Eduardo, foi genial sua matéria. Repassei para a lista de graduação do meu curso (Computação). Espero que eles concordem com suas idéias.
Parabéns!
Abraços.
Obrigado Bruna. Seja bem-vinda para expor suas opiniões também sempre que quiser.
Abraços.
Não existe uma “liberdade controlada e impositiva” na internet porque mesmo com o enxame de serviços “dominados” por um só país, os usuários ainda escolhem o que querem acessar, esse não é o caso da China… No caso da China para acabar com um “mal maior”, a liberdade de acesso(liberdade de verdade, já que vocÊ vê o que quer) está sendo tirada a força das pessoas.
Nessa disputa eu fico com a google.
Olá Rafael,
Concordo em grande parte com suas opiniões. Realmente, com o enxame de serviços dominados o usuário ainda acessa o que quer. Contudo, ele tem à sua disposição um “rol” de coisas que ele não pode sequer querer, e aí mora o problema. Se formos analisar bem, a Internet é ruim para o modelo de dominação do Capital maior, pois a liberdade do usuário pode fazer com que ele simplesmente não veja a propaganda.
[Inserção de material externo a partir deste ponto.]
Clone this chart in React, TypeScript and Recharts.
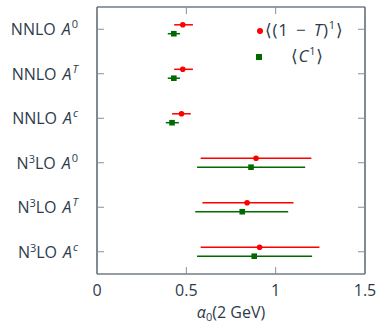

Mas eles já estão se adaptando a isso…
Não é uma questão de certo ou errado entre Google e China (até porque os dois estão errados), mas eu diria que é a primeira vez que os EUA e suas empresas são confrontados por um adversário que tem real condição de vencer. Tanto eles sabem disso que o Governo se colocou numa posição “neutra” na disputa, e poucas empresas estão acompanhando o Google em sua decisão. Parece que aqui o dinheiro fala mais alto.
Mas vamos acompanhar os desdobramentos da história. Obrigado pela visita e continue colocando suas opiniões.
Abraços
A Google, achando que estava segura, que não iria ser sujeita às normas de cada país como as fábricas são, foi pega de surpresa e entra nesta batalha como um representante de seus próprios interesses comerciais, pois a censura, de um modo ou de outro prejudica os negócios da empresa e essa foi uma forma bem clássica de tentar se impor, tal como uma briga de irmãos: “Não vai me deixar brincar no seu quarto? Então não te empresto meus brinquedos!”
Olá Pedro,
É bem por aí mesmo, mas usando a “desculpa” da defesa da liberdade.